CALVIN COOLIDGE:  "We had a lot in common.  Support of big business, small government, naps.  Sooooo sleepy."

HERBERT HOOVER:  "Don't...don't you think it would be cool if, like, me, and him, and Wilson and Coolidge, like, started a band?  Or a club, or a gang, or something?  Because we all have, our first names and last names start with the same letters.  I think it would be awesome.  Then the girls would talk to me I bet."

FRANKLIN DELANO ROOSEVELT:  "Let me make this perfectly clear, Reagan:  keep your grubby meatpickers off the fucking dime.  Hear me?  Because up here, my legs work, and the first thing I'll do is put one of them right up your ass."

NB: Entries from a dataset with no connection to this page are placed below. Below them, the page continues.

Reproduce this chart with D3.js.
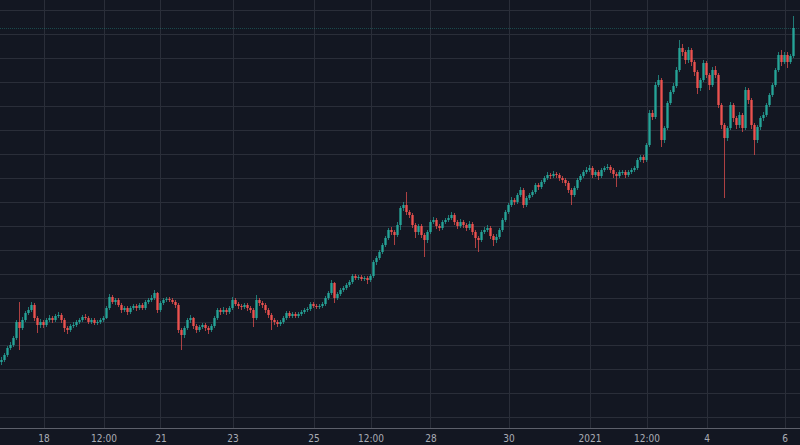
<!DOCTYPE html>
<html><head><meta charset="utf-8">
<script src="https://cdn.jsdelivr.net/npm/d3@7"></script>
<style>
html,body{margin:0;padding:0;background:#131722;overflow:hidden}
svg{display:block}
</style></head>
<body>
<svg id="chart" width="800" height="445"></svg>
<script>
// ---- data (candle index based, price units) ----
const closes = [68,73,80,83,90,106,100,108,115,118,
123,110,103,106,103,108,110,108,112,113,
108,100,98,102,103,106,108,111,110,106,
108,105,106,108,110,120,131,126,128,123,
118,120,116,120,122,120,123,120,126,128,
130,135,118,125,128,129,128,126,123,98,
93,100,108,110,102,98,101,103,100,98,
102,110,118,116,118,116,120,128,124,122,
121,123,120,118,110,128,125,123,118,113,
108,106,104,106,110,115,112,114,112,114,
116,118,119,124,122,121,122,124,130,135,
145,130,134,138,140,143,146,152,150,151,
149,150,148,152,166,170,176,183,190,198,
196,193,203,220,223,216,213,203,196,202,
193,188,196,206,208,202,200,206,208,210,
213,206,202,206,203,200,204,196,190,188,
196,198,200,192,188,191,198,208,216,223,
228,226,233,238,223,230,233,236,243,241,
246,250,253,252,254,253,250,248,245,238,
233,240,248,252,256,258,260,253,256,252,
258,260,261,258,254,252,256,256,253,256,
258,260,268,271,268,283,315,311,343,348,
288,300,325,336,342,358,380,376,368,378,
366,356,340,348,365,353,343,358,353,323,
303,290,300,323,310,303,313,300,338,328,
303,288,301,310,313,323,333,343,358,373,
366,373,366,372,400];

const opens = [66,68,73,80,83,90,106,100,108,115,
118,123,110,103,106,103,108,110,108,112,
113,108,100,98,102,103,106,108,111,110,
106,108,105,106,108,110,120,131,126,128,
123,118,120,116,120,122,120,123,120,126,
128,130,135,118,125,128,129,128,126,123,
98,93,100,108,110,102,98,101,103,100,
98,102,110,118,116,118,116,120,128,124,
122,121,123,120,118,110,128,125,123,118,
113,108,106,104,106,110,115,112,114,112,
114,116,118,119,124,122,121,122,124,130,
135,145,130,134,138,140,143,146,152,150,
151,149,150,148,152,166,170,176,183,190,
198,196,193,203,220,223,216,213,203,196,
202,193,188,196,206,208,202,200,206,208,
210,213,206,202,206,203,200,204,196,190,
188,196,198,200,192,188,191,198,208,216,
223,228,226,233,238,223,230,233,236,243,
241,246,250,253,252,254,253,250,248,245,
238,233,240,248,252,256,258,260,253,256,
252,258,260,261,258,254,252,256,256,253,
256,258,260,268,271,268,283,315,311,343,
348,288,300,325,336,342,358,380,376,368,
378,366,356,340,348,365,353,343,358,353,
323,303,290,300,323,310,303,313,300,338,
328,303,288,301,310,313,323,333,343,358,
373,366,373,366,372];

const highs = [71,75,82,86,92,108,126,111,117,121,
126,125,112,109,108,110,113,112,114,116,
115,110,102,104,106,108,110,113,114,112,
110,110,108,110,112,122,134,133,130,130,
125,122,122,122,124,124,125,125,128,130,
133,138,136,127,130,131,131,130,128,125,
100,102,110,113,111,104,103,105,105,102,
104,112,120,120,121,120,122,131,130,126,
124,125,125,122,120,133,130,127,125,120,
115,110,108,108,112,117,117,116,116,116,
118,120,121,126,126,124,124,126,132,137,
148,146,136,140,142,145,148,154,154,153,
153,152,152,154,168,172,178,185,192,200,
201,198,206,222,226,236,218,215,205,204,
204,195,198,208,211,210,204,208,210,213,
216,215,208,209,208,205,207,206,198,192,
198,201,203,202,194,194,200,210,218,225,
231,230,235,241,240,232,235,238,245,245,
248,252,256,255,257,256,255,252,250,247,
240,242,250,254,258,261,263,262,258,258,
260,262,264,263,260,256,258,258,258,258,
260,262,270,273,273,285,318,318,346,353,
350,302,327,338,345,361,388,384,378,381,
380,368,358,350,368,367,355,361,362,355,
325,305,302,326,325,312,316,315,341,340,
330,305,303,312,316,325,335,345,360,376,
378,376,376,374,412];

const lows = [63,66,71,78,81,88,78,98,106,113,
116,107,95,100,100,101,106,105,106,110,
105,96,94,96,100,101,104,106,108,104,
104,103,103,104,106,109,118,124,123,121,
115,116,113,114,118,117,118,118,118,124,
126,128,115,116,123,126,126,124,120,95,
78,90,98,105,99,95,96,99,97,94,
96,100,108,113,114,113,114,118,122,119,
118,119,117,115,101,108,122,120,115,110,
98,103,101,102,104,108,110,110,110,110,
112,114,116,117,120,119,119,120,122,128,
133,125,128,132,136,138,141,144,148,148,
147,147,144,146,150,163,168,174,181,188,
193,183,191,198,217,213,210,200,190,193,
190,171,185,194,204,199,197,198,204,206,
208,203,199,200,200,197,198,193,180,176,
186,194,196,189,182,185,189,196,206,214,
221,223,224,231,220,221,228,231,234,238,
239,244,248,249,250,250,247,245,242,235,
223,231,238,246,250,254,256,250,251,248,
250,256,258,255,250,241,250,253,250,251,
254,256,258,266,265,266,281,308,309,341,
281,285,298,323,334,340,356,372,364,365,
362,352,334,337,346,350,338,341,350,320,
299,230,287,298,306,299,300,296,298,324,
299,273,285,298,307,311,321,331,341,356,
362,364,360,364,370];

// x-axis tick labels and the candle index each belongs to
const tickLabels = ["18","12:00","21","23","25","12:00","28","30","2021","12:00","4","6"];
const tickIndex  = [14, 34, 53, 77, 104, 123, 143, 169, 196, 215, 235, 261];

// ---- layout ----
const W = 800, H = 445;
const plotBottom = 428;
const svg = d3.select("#chart");
svg.append("rect").attr("width", W).attr("height", H).attr("fill", "#131722");

const n = closes.length;
const x = d3.scaleLinear().domain([0, n - 1]).range([1.5, 793.5]);
const y = d3.scaleLinear().domain([0, 428]).range([plotBottom, 0]);

// horizontal grid (price levels)
const gridLevels = d3.range(18).map(k => 10.7 + 23.95 * k);
svg.append("g").selectAll("line").data(gridLevels).join("line")
  .attr("x1", 0).attr("x2", W)
  .attr("y1", d => Math.round(y(d)) + 0.5).attr("y2", d => Math.round(y(d)) + 0.5)
  .attr("stroke", "#2a2e39").attr("stroke-width", 1);

// vertical grid at tick positions
svg.append("g").selectAll("line").data(tickIndex).join("line")
  .attr("x1", d => Math.round(x(d)) + 0.5).attr("x2", d => Math.round(x(d)) + 0.5)
  .attr("y1", 0).attr("y2", plotBottom)
  .attr("stroke", "#2a2e39").attr("stroke-width", 1);

// candles
const up = "#26a69a", down = "#ef5350";
const idx = d3.range(n);
const g = svg.append("g");
g.selectAll("line.wick").data(idx).join("line")
  .attr("class", "wick")
  .attr("x1", i => x(i)).attr("x2", i => x(i))
  .attr("y1", i => y(highs[i])).attr("y2", i => y(lows[i]))
  .attr("stroke", i => closes[i] >= opens[i] ? up : down)
  .attr("stroke-opacity", 0.7)
  .attr("stroke-width", 1);
g.selectAll("rect.body").data(idx).join("rect")
  .attr("class", "body")
  .attr("x", i => x(i) - 1.2)
  .attr("width", 2.4)
  .attr("y", i => y(Math.max(opens[i], closes[i])))
  .attr("height", i => Math.max(1, Math.abs(y(opens[i]) - y(closes[i]))))
  .attr("fill", i => closes[i] >= opens[i] ? up : down)
  .attr("fill-opacity", 0.95);

// last price line (dotted)
const last = closes[n - 1];
svg.append("line")
  .attr("x1", 0).attr("x2", W)
  .attr("y1", Math.round(y(last)) + 0.5).attr("y2", Math.round(y(last)) + 0.5)
  .attr("stroke", up).attr("stroke-opacity", 0.35)
  .attr("stroke-dasharray", "1,1").attr("stroke-width", 1);

// x axis
const xAxis = d3.axisBottom(x)
  .tickValues(tickIndex)
  .tickFormat((d, i) => tickLabels[i])
  .tickSize(0).tickPadding(7);
const ax = svg.append("g").attr("transform", `translate(0,${plotBottom})`).call(xAxis);
ax.select(".domain").remove();
ax.selectAll("text")
  .attr("fill", "#a9acb5")
  .style("font-family", "'Liberation Sans Narrow','DejaVu Sans Condensed',sans-serif")
  .style("font-size", "10px");
svg.append("line").attr("x1", 0).attr("x2", W)
  .attr("y1", plotBottom + 0.5).attr("y2", plotBottom + 0.5)
  .attr("stroke", "#5d606b").attr("stroke-width", 1);
</script>
</body></html>
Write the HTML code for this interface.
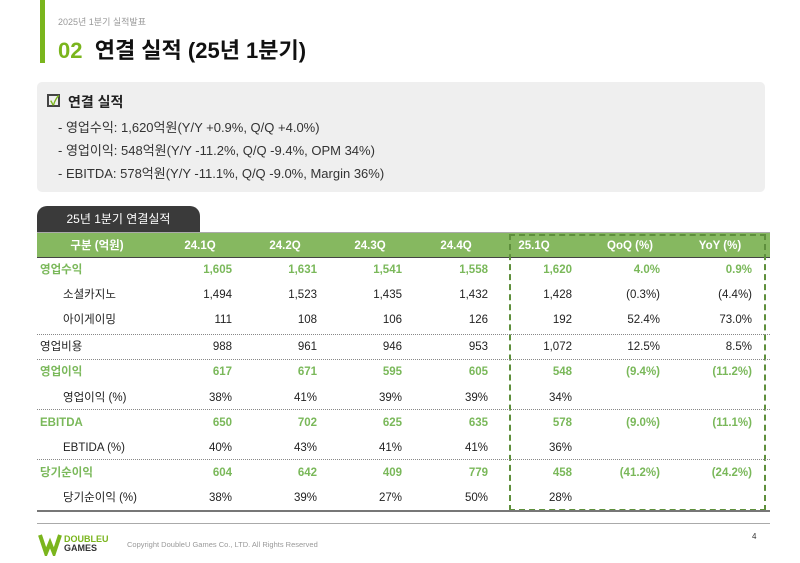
<!DOCTYPE html>
<html><head><meta charset="utf-8"><style>
*{margin:0;padding:0;box-sizing:border-box}
body{width:800px;height:563px;background:#fff;position:relative;overflow:hidden;font-family:"Liberation Sans","Noto Sans CJK KR",sans-serif;color:#222}
.a{position:absolute;white-space:nowrap}
.r{position:absolute;white-space:nowrap;text-align:right;font-size:11.5px;line-height:14px}
.l{position:absolute;white-space:nowrap;font-size:11.5px;line-height:14px}
.g{color:#7ab85a;font-weight:bold}
.h{position:absolute;color:#fff;font-weight:bold;font-size:11.5px;line-height:14px;text-align:center}
.sep{position:absolute;left:37px;width:733px;border-top:1px dotted #888}
</style></head><body>
<div class="a" style="left:40px;top:0;width:5px;height:63px;background:#7ab51d"></div>
<div class="a" style="left:58px;top:15px;font-size:9px;color:#999">2025년 1분기 실적발표</div>
<div class="a" style="left:58px;top:33px;font-size:22px;font-weight:bold;color:#111"><span style="color:#7ab51d">02</span>&nbsp; 연결 실적 (25년 1분기)</div>
<div class="a" style="left:37px;top:82px;width:728px;height:110px;background:#efefef;border-radius:5px"></div>
<div class="a" style="left:47px;top:94px;width:13px;height:13px;border:2px solid #444"></div>
<div class="a" style="left:50px;top:90px;font-size:13px;color:#7ab51d;font-weight:bold">✓</div>
<div class="a" style="left:68px;top:92px;font-size:14px;font-weight:bold;color:#222">연결 실적</div>
<div class="a" style="left:58px;top:117px;font-size:13px;color:#333">- 영업수익: 1,620억원(Y/Y +0.9%, Q/Q +4.0%)</div>
<div class="a" style="left:58px;top:140px;font-size:13px;color:#333">- 영업이익: 548억원(Y/Y -11.2%, Q/Q -9.4%, OPM 34%)</div>
<div class="a" style="left:58px;top:163px;font-size:13px;color:#333">- EBITDA: 578억원(Y/Y -11.1%, Q/Q -9.0%, Margin 36%)</div>

<div class="a" style="left:37px;top:206px;width:163px;height:27px;background:#3a3a3a;border-radius:10px 10px 0 0;color:#fff;font-size:12px;text-align:center;line-height:26px">25년 1분기 연결실적</div>
<div class="a" style="left:37px;top:232px;width:733px;height:26px;background:#86b860;border-top:1px solid #aaa;border-bottom:1px solid #444"></div>
<div class="a" style="left:509px;top:234px;width:257px;height:277px;border:2px dashed #5e8f3c"></div>
<div class="h" style="left:47px;width:100px;top:239px">구분 (억원)</div>
<div class="h" style="left:160px;width:80px;top:239px">24.1Q</div>
<div class="h" style="left:245px;width:80px;top:239px">24.2Q</div>
<div class="h" style="left:330px;width:80px;top:239px">24.3Q</div>
<div class="h" style="left:416px;width:80px;top:239px">24.4Q</div>
<div class="h" style="left:504px;width:60px;top:239px">25.1Q</div>
<div class="h" style="left:595px;width:70px;top:239px">QoQ (%)</div>
<div class="h" style="left:685px;width:70px;top:239px">YoY (%)</div>

<div class="sep" style="top:334px"></div>
<div class="sep" style="top:359px"></div>
<div class="sep" style="top:409px"></div>
<div class="sep" style="top:459px"></div>
<div class="a" style="left:37px;top:510px;width:733px;height:2px;background:#777"></div>
<div class="a" style="left:37px;top:523px;width:733px;height:1px;background:#aaa"></div>

<div id="rows"></div>
<script>
var rows=[
[263,'영업수익',1,['1,605','1,631','1,541','1,558','1,620','4.0%','0.9%']],
[288,'소셜카지노',0,['1,494','1,523','1,435','1,432','1,428','(0.3%)','(4.4%)']],
[313,'아이게이밍',0,['111','108','106','126','192','52.4%','73.0%']],
[340,'영업비용',2,['988','961','946','953','1,072','12.5%','8.5%']],
[365,'영업이익',1,['617','671','595','605','548','(9.4%)','(11.2%)']],
[391,'영업이익 (%)',0,['38%','41%','39%','39%','34%','','']],
[416,'EBITDA',1,['650','702','625','635','578','(9.0%)','(11.1%)']],
[441,'EBTIDA (%)',0,['40%','43%','41%','41%','36%','','']],
[466,'당기순이익',1,['604','642','409','779','458','(41.2%)','(24.2%)']],
[491,'당기순이익 (%)',0,['38%','39%','27%','50%','28%','','']]];
var rx=[232,317,402,488,572,660,752],h='';
rows.forEach(function(r){var c=r[2]==1?' g':'';var lx=r[2]==0?63:40;
h+='<div class="l'+c+'" style="left:'+lx+'px;top:'+r[0]+'px">'+r[1]+'</div>';
r[3].forEach(function(v,i){h+='<div class="r'+c+'" style="left:'+(rx[i]-80)+'px;width:80px;top:'+r[0]+'px">'+v+'</div>';});});
document.getElementById('rows').innerHTML=h;
</script>

<svg class="a" style="left:37px;top:532px" width="26" height="24" viewBox="0 0 26 24"><path d="M3 3 L9 21 L13 11 L17 21 L23 3" fill="none" stroke="#7ab51d" stroke-width="4"/></svg>
<div class="a" style="left:64px;top:535px;font-size:9px;font-weight:bold;line-height:9px;color:#7ab51d">DOUBLEU<br><span style="color:#333">GAMES</span></div>
<div class="a" style="left:127px;top:540px;font-size:7.5px;color:#999">Copyright DoubleU Games Co., LTD. All Rights Reserved</div>
<div class="a" style="left:752px;top:532px;font-size:8px;color:#333">4</div>
</body></html>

HARRY S TRUMAN:  "I remember once he said I would have been proud of his upper-income tax cuts.  That made about as much sense as a couple of years back when he said birds were trees."

DWIGHT D. EISENHOWER:  "It'll be nice to have a good golfer up here to partner with.  Wilson is a duffer, man."

JOHN F. KENNEDY:  "Hey, let me ask you something.  That Charlize Theron, how's her health?  Any diseases or heart murmurs or anything?  No reason."

LYNDON BAINES JOHNSON:  "Tell him good luck pairing with Eisenhower.  That guy needs eight strokes just to get the ball off the tee.  Guy's been dead for 36 years and he hasn't made par once."

RICHARD M. NIXON:  "Please, O Dark Lord of Tortures, if you could just stop cramming the severed, flaming limbs of napalmed Vietnamese orphans in my ear for just a moment, this nice young man is trying to ask me a question."

JIMMY CARTER:  "Well, obviously, I think he was a dynamic leader, and although we had a great deal of disagreement over policy issues, and I took exception at his attempt to place blame for his...hey, wait a minute, I'm not dead!"